Input rows
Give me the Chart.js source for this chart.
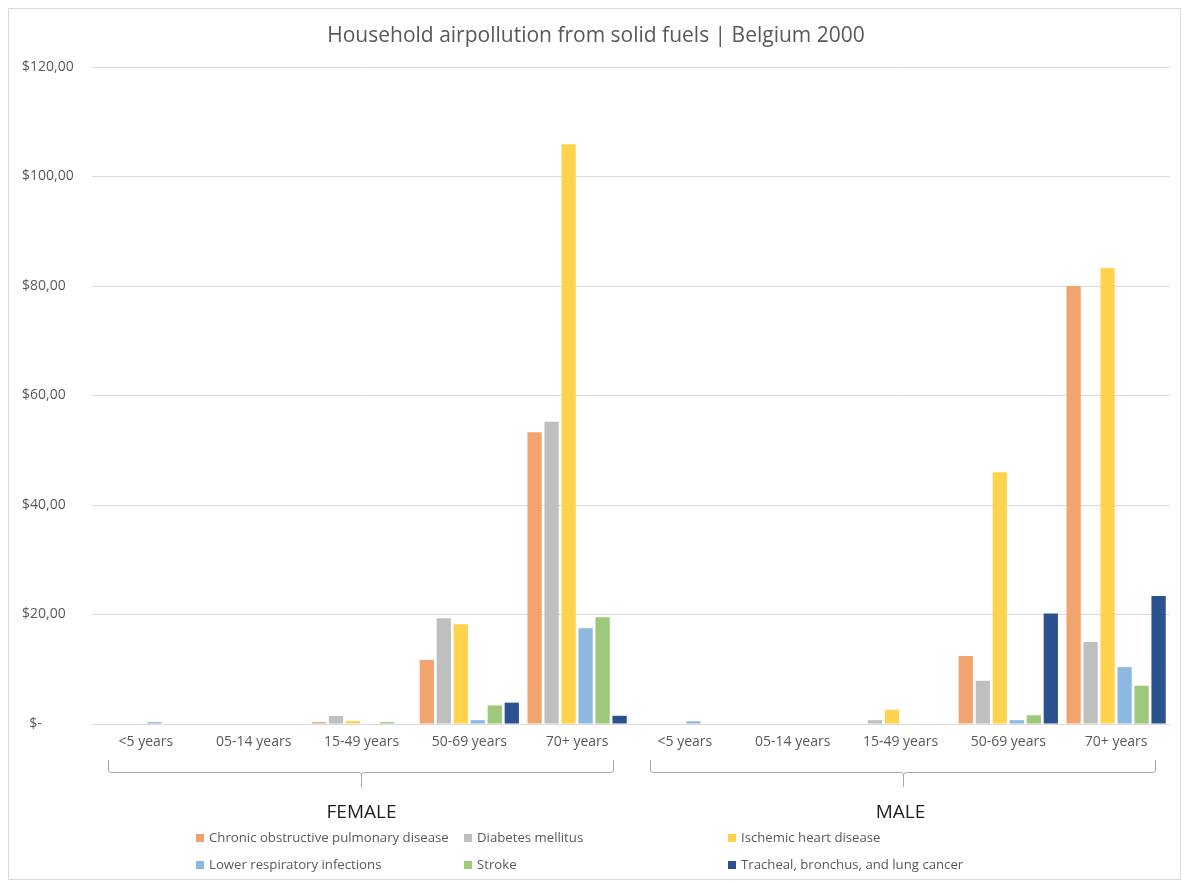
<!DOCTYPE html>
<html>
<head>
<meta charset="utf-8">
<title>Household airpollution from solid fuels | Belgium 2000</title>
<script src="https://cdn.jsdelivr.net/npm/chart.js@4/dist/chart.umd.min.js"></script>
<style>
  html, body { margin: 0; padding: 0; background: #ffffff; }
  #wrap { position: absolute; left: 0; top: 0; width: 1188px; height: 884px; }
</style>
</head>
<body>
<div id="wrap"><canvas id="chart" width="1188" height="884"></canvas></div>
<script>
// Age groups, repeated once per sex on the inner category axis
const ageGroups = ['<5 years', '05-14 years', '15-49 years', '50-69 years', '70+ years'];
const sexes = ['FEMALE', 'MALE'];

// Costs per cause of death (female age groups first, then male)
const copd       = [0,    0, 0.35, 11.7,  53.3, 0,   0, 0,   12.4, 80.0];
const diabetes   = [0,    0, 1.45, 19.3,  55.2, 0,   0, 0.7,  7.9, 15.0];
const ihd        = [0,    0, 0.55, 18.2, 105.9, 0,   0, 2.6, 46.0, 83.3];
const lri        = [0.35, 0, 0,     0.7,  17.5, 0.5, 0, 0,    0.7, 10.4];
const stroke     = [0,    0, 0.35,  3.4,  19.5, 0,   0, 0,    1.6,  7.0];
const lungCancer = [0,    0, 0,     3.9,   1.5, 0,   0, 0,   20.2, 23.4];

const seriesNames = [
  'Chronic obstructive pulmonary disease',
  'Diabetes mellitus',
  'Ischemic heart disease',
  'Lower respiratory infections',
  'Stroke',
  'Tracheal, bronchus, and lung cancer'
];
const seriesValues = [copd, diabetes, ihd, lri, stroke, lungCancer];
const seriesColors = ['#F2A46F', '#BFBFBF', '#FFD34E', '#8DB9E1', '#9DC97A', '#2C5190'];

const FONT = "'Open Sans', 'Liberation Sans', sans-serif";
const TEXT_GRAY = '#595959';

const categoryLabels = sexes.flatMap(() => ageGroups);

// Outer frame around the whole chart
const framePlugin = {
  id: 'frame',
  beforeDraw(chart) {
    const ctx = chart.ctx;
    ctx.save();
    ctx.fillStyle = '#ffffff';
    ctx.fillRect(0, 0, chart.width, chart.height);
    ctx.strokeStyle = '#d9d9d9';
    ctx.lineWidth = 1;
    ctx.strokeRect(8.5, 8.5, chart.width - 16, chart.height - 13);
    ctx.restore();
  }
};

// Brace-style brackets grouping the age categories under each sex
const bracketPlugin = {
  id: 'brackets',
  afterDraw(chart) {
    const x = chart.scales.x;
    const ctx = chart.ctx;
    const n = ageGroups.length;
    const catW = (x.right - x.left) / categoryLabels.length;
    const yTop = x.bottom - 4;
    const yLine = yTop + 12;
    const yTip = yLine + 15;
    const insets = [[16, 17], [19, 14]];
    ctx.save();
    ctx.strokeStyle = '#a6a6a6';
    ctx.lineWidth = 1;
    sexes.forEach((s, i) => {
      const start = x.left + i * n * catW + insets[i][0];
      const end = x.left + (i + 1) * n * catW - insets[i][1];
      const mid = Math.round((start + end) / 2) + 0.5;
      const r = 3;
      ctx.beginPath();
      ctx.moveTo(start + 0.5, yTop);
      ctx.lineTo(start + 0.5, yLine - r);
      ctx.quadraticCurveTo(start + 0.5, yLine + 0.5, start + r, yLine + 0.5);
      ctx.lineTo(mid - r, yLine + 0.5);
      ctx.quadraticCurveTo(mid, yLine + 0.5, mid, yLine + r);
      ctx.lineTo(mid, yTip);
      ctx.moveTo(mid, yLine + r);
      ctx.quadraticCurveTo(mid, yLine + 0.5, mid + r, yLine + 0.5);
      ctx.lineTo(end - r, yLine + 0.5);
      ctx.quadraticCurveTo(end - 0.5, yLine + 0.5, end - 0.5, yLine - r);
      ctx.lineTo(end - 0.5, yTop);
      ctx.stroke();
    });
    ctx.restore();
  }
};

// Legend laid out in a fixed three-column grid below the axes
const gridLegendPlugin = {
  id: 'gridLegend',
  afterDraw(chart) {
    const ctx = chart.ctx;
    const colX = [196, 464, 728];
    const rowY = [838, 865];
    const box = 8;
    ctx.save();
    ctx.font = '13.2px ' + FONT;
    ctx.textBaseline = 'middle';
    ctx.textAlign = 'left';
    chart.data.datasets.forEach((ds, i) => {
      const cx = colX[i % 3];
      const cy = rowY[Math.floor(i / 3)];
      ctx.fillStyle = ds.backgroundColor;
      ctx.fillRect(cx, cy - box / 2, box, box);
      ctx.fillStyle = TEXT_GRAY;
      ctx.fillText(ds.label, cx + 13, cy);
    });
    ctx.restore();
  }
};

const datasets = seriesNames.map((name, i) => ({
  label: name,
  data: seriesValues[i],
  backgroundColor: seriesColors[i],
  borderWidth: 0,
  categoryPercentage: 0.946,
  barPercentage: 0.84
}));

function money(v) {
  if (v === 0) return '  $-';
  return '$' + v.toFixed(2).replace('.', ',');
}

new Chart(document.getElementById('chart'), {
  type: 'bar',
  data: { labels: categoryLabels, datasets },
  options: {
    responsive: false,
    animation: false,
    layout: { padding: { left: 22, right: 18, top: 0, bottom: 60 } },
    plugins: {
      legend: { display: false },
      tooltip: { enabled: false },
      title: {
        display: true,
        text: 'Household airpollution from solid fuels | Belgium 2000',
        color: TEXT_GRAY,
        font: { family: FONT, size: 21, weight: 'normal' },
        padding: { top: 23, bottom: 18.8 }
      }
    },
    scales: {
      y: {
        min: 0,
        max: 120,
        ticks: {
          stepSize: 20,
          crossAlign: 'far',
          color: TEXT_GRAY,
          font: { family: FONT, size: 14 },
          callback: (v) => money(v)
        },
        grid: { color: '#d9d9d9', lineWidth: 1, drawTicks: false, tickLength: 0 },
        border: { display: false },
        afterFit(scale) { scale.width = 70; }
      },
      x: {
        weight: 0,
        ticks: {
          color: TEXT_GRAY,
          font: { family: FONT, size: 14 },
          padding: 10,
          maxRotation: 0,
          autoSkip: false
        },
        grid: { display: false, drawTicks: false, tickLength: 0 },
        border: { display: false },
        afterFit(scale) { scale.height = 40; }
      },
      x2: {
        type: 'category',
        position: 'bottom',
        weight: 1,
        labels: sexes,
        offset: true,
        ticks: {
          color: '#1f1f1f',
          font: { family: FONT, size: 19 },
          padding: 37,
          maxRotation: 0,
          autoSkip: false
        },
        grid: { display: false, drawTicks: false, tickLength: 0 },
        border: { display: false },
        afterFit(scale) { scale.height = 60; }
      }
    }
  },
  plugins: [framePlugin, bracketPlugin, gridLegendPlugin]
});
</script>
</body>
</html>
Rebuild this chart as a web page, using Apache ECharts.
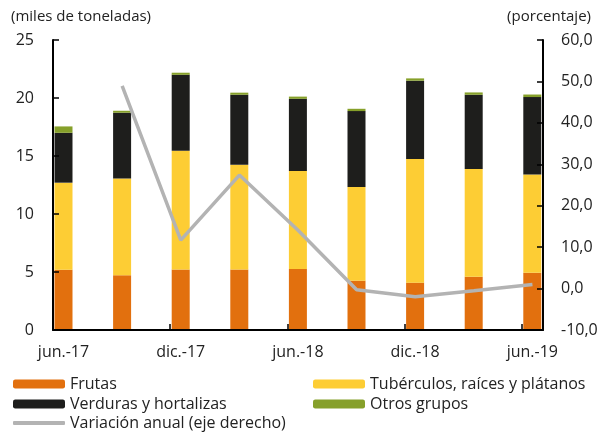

Challenge
Every record must be copied exactly, with images dropped from the result.

Final result
Give me the Chart.js source for this chart.
<!DOCTYPE html>
<html>
<head>
<meta charset="utf-8">
<title>Household airpollution from solid fuels | Belgium 2000</title>
<script src="https://cdn.jsdelivr.net/npm/chart.js@4/dist/chart.umd.min.js"></script>
<style>
  html, body { margin: 0; padding: 0; background: #ffffff; }
  #wrap { position: absolute; left: 0; top: 0; width: 1188px; height: 884px; }
</style>
</head>
<body>
<div id="wrap"><canvas id="chart" width="1188" height="884"></canvas></div>
<script>
// Age groups, repeated once per sex on the inner category axis
const ageGroups = ['<5 years', '05-14 years', '15-49 years', '50-69 years', '70+ years'];
const sexes = ['FEMALE', 'MALE'];

// Costs per cause of death (female age groups first, then male)
const copd       = [0,    0, 0.35, 11.7,  53.3, 0,   0, 0,   12.4, 80.0];
const diabetes   = [0,    0, 1.45, 19.3,  55.2, 0,   0, 0.7,  7.9, 15.0];
const ihd        = [0,    0, 0.55, 18.2, 105.9, 0,   0, 2.6, 46.0, 83.3];
const lri        = [0.35, 0, 0,     0.7,  17.5, 0.5, 0, 0,    0.7, 10.4];
const stroke     = [0,    0, 0.35,  3.4,  19.5, 0,   0, 0,    1.6,  7.0];
const lungCancer = [0,    0, 0,     3.9,   1.5, 0,   0, 0,   20.2, 23.4];

const seriesNames = [
  'Chronic obstructive pulmonary disease',
  'Diabetes mellitus',
  'Ischemic heart disease',
  'Lower respiratory infections',
  'Stroke',
  'Tracheal, bronchus, and lung cancer'
];
const seriesValues = [copd, diabetes, ihd, lri, stroke, lungCancer];
const seriesColors = ['#F2A46F', '#BFBFBF', '#FFD34E', '#8DB9E1', '#9DC97A', '#2C5190'];

const FONT = "'Open Sans', 'Liberation Sans', sans-serif";
const TEXT_GRAY = '#595959';

const categoryLabels = sexes.flatMap(() => ageGroups);

// Outer frame around the whole chart
const framePlugin = {
  id: 'frame',
  beforeDraw(chart) {
    const ctx = chart.ctx;
    ctx.save();
    ctx.fillStyle = '#ffffff';
    ctx.fillRect(0, 0, chart.width, chart.height);
    ctx.strokeStyle = '#d9d9d9';
    ctx.lineWidth = 1;
    ctx.strokeRect(8.5, 8.5, chart.width - 16, chart.height - 13);
    ctx.restore();
  }
};

// Brace-style brackets grouping the age categories under each sex
const bracketPlugin = {
  id: 'brackets',
  afterDraw(chart) {
    const x = chart.scales.x;
    const ctx = chart.ctx;
    const n = ageGroups.length;
    const catW = (x.right - x.left) / categoryLabels.length;
    const yTop = x.bottom - 4;
    const yLine = yTop + 12;
    const yTip = yLine + 15;
    const insets = [[16, 17], [19, 14]];
    ctx.save();
    ctx.strokeStyle = '#a6a6a6';
    ctx.lineWidth = 1;
    sexes.forEach((s, i) => {
      const start = x.left + i * n * catW + insets[i][0];
      const end = x.left + (i + 1) * n * catW - insets[i][1];
      const mid = Math.round((start + end) / 2) + 0.5;
      const r = 3;
      ctx.beginPath();
      ctx.moveTo(start + 0.5, yTop);
      ctx.lineTo(start + 0.5, yLine - r);
      ctx.quadraticCurveTo(start + 0.5, yLine + 0.5, start + r, yLine + 0.5);
      ctx.lineTo(mid - r, yLine + 0.5);
      ctx.quadraticCurveTo(mid, yLine + 0.5, mid, yLine + r);
      ctx.lineTo(mid, yTip);
      ctx.moveTo(mid, yLine + r);
      ctx.quadraticCurveTo(mid, yLine + 0.5, mid + r, yLine + 0.5);
      ctx.lineTo(end - r, yLine + 0.5);
      ctx.quadraticCurveTo(end - 0.5, yLine + 0.5, end - 0.5, yLine - r);
      ctx.lineTo(end - 0.5, yTop);
      ctx.stroke();
    });
    ctx.restore();
  }
};

// Legend laid out in a fixed three-column grid below the axes
const gridLegendPlugin = {
  id: 'gridLegend',
  afterDraw(chart) {
    const ctx = chart.ctx;
    const colX = [196, 464, 728];
    const rowY = [838, 865];
    const box = 8;
    ctx.save();
    ctx.font = '13.2px ' + FONT;
    ctx.textBaseline = 'middle';
    ctx.textAlign = 'left';
    chart.data.datasets.forEach((ds, i) => {
      const cx = colX[i % 3];
      const cy = rowY[Math.floor(i / 3)];
      ctx.fillStyle = ds.backgroundColor;
      ctx.fillRect(cx, cy - box / 2, box, box);
      ctx.fillStyle = TEXT_GRAY;
      ctx.fillText(ds.label, cx + 13, cy);
    });
    ctx.restore();
  }
};

const datasets = seriesNames.map((name, i) => ({
  label: name,
  data: seriesValues[i],
  backgroundColor: seriesColors[i],
  borderWidth: 0,
  categoryPercentage: 0.946,
  barPercentage: 0.84
}));

function money(v) {
  if (v === 0) return '  $-';
  return '$' + v.toFixed(2).replace('.', ',');
}

new Chart(document.getElementById('chart'), {
  type: 'bar',
  data: { labels: categoryLabels, datasets },
  options: {
    responsive: false,
    animation: false,
    layout: { padding: { left: 22, right: 18, top: 0, bottom: 60 } },
    plugins: {
      legend: { display: false },
      tooltip: { enabled: false },
      title: {
        display: true,
        text: 'Household airpollution from solid fuels | Belgium 2000',
        color: TEXT_GRAY,
        font: { family: FONT, size: 21, weight: 'normal' },
        padding: { top: 23, bottom: 18.8 }
      }
    },
    scales: {
      y: {
        min: 0,
        max: 120,
        ticks: {
          stepSize: 20,
          crossAlign: 'far',
          color: TEXT_GRAY,
          font: { family: FONT, size: 14 },
          callback: (v) => money(v)
        },
        grid: { color: '#d9d9d9', lineWidth: 1, drawTicks: false, tickLength: 0 },
        border: { display: false },
        afterFit(scale) { scale.width = 70; }
      },
      x: {
        weight: 0,
        ticks: {
          color: TEXT_GRAY,
          font: { family: FONT, size: 14 },
          padding: 10,
          maxRotation: 0,
          autoSkip: false
        },
        grid: { display: false, drawTicks: false, tickLength: 0 },
        border: { display: false },
        afterFit(scale) { scale.height = 40; }
      },
      x2: {
        type: 'category',
        position: 'bottom',
        weight: 1,
        labels: sexes,
        offset: true,
        ticks: {
          color: '#1f1f1f',
          font: { family: FONT, size: 19 },
          padding: 37,
          maxRotation: 0,
          autoSkip: false
        },
        grid: { display: false, drawTicks: false, tickLength: 0 },
        border: { display: false },
        afterFit(scale) { scale.height = 60; }
      }
    }
  },
  plugins: [framePlugin, bracketPlugin, gridLegendPlugin]
});
</script>
</body>
</html>
Rebuild this chart as a web page, using Apache ECharts.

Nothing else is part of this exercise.